## Diagram: RL Training Process for Question Answering
### Overview
The image depicts a diagram illustrating a reinforcement learning (RL) training process for question answering. It shows how a policy generates answers, which are then verified, and based on the verification result, are either discarded into a "Failed set" or used to improve the policy.
### Components/Axes
* **Question-1:** A text box at the top containing the question: "Tiffany is constructing a fence around a rectangular tennis court. She must use exactly 300 feet of fencing. The fence must enclose all four sides of the court. Regulation states that the length of the fence enclosure must be at least 80 feet and the width must be at least 40 feet. Tiffany wants the area enclosed by the fence to be as large as possible in order to accommodate benches and storage space. What is the optimal area, in square feet?"
* **Policy θ:** A green rounded rectangle labeled "Policy θ". This represents the RL agent's policy.
* **Answer 1,1 ... Answer k,1:** Blue rectangles stacked to represent multiple answers generated by the policy.
* **Verifier:** A purple rounded rectangle labeled "Verifier". This component evaluates the generated answers.
* **Failed set:** A red cylinder labeled "Failed set". This represents the collection of answers that did not pass verification.
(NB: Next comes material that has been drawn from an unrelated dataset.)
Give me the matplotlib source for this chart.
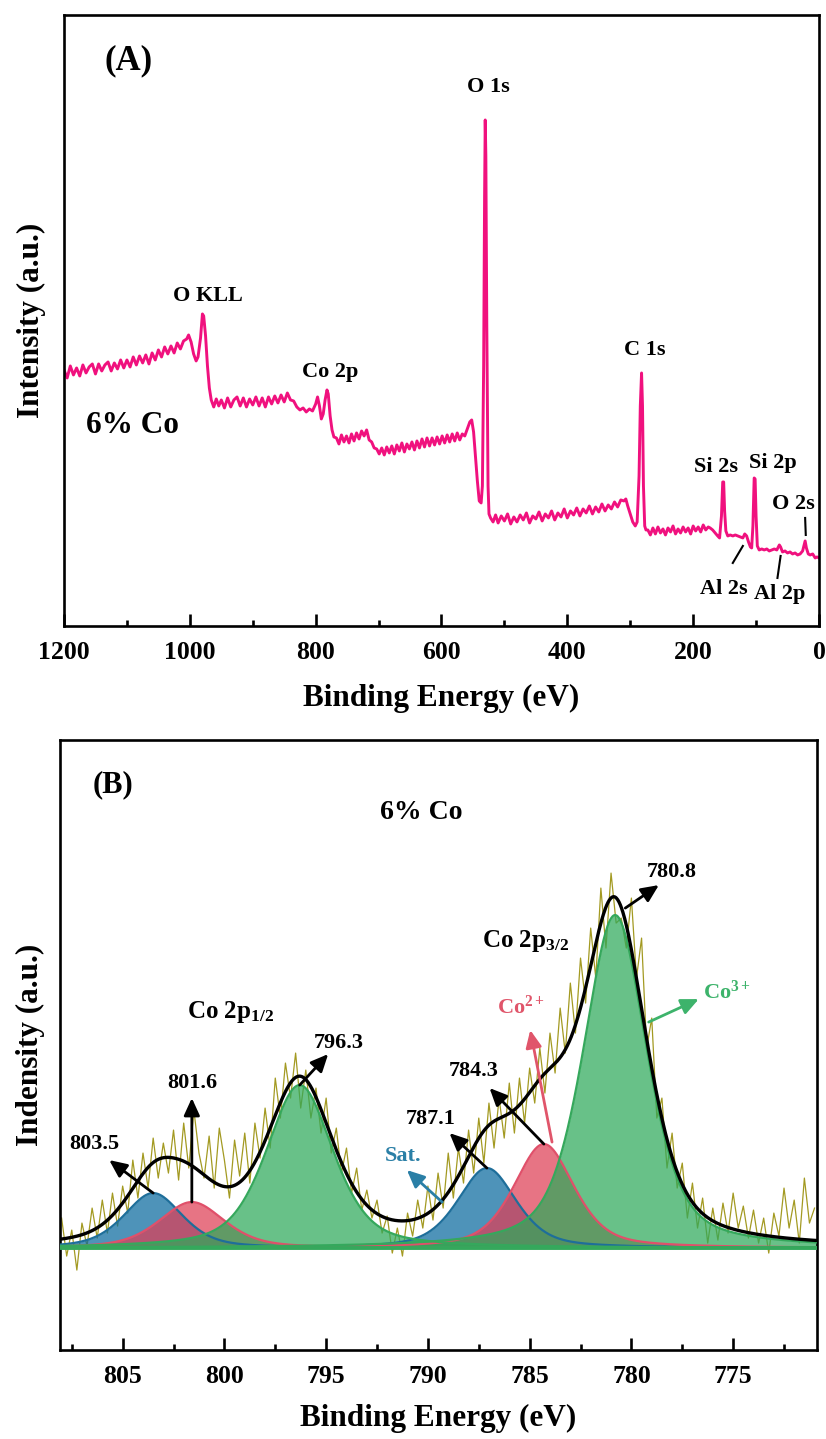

* **RL Training for T₁ Epochs:** Text at the bottom indicating the training duration.
* **Top Chart:** A bar chart labeled with "Acc" on the y-axis and "Epoch" on the x-axis. The x-axis is marked with t1, t2, t3, ..., tT1. The bars have heights of approximately 0.3, 0.5, 0.3, ..., 0.2.
* **Bottom Chart:** A bar chart labeled with "Acc" on the y-axis and "Epoch" on the x-axis. The x-axis is marked with t1, t2, t3, ..., tT1. The bars have heights of approximately 0.3, 0.8, 0.9, ..., 1.0.
* **Red X:** Indicates a failed verification.
* **Green Checkmark:** Indicates a successful verification.
### Detailed Analysis or Content Details
1. **Question:** The question describes a scenario where Tiffany needs to construct a fence around a rectangular tennis court with specific constraints on the total fencing length and minimum dimensions. The goal is to maximize the enclosed area.
2. **Policy θ:** The policy generates multiple answers (Answer 1,1 to Answer k,1) to the question.
3. **Answers:** The answers are fed into the Verifier.
4. **Verifier:** The Verifier evaluates the answers.
5. **Top Chart:** The top chart shows a decreasing trend in accuracy over epochs, starting at 0.3 and ending at 0.2.
6. **Bottom Chart:** The bottom chart shows an increasing trend in accuracy over epochs, starting at 0.3 and ending at 1.0.
7. **Failed Set:** Answers that fail verification are added to the "Failed set".
8. **Training:** The RL training process runs for T₁ epochs.
### Key Observations
* The diagram illustrates a typical RL training loop where a policy generates answers, a verifier evaluates them, and the policy is updated based on the verification results.
* The two charts represent different outcomes of the verification process, one showing decreasing accuracy and the other showing increasing accuracy.
### Interpretation
The diagram demonstrates how reinforcement learning can be applied to question answering. The policy attempts to generate answers, and the verifier provides feedback in the form of a reward signal (implied by the checkmark and X). The policy is then updated to generate better answers over time. The two charts likely represent different training runs or different aspects of the training process, with one showing improvement and the other showing potential issues like overfitting or instability. The "Failed set" is used to store incorrect answers, which could be used for further analysis or to improve the verifier.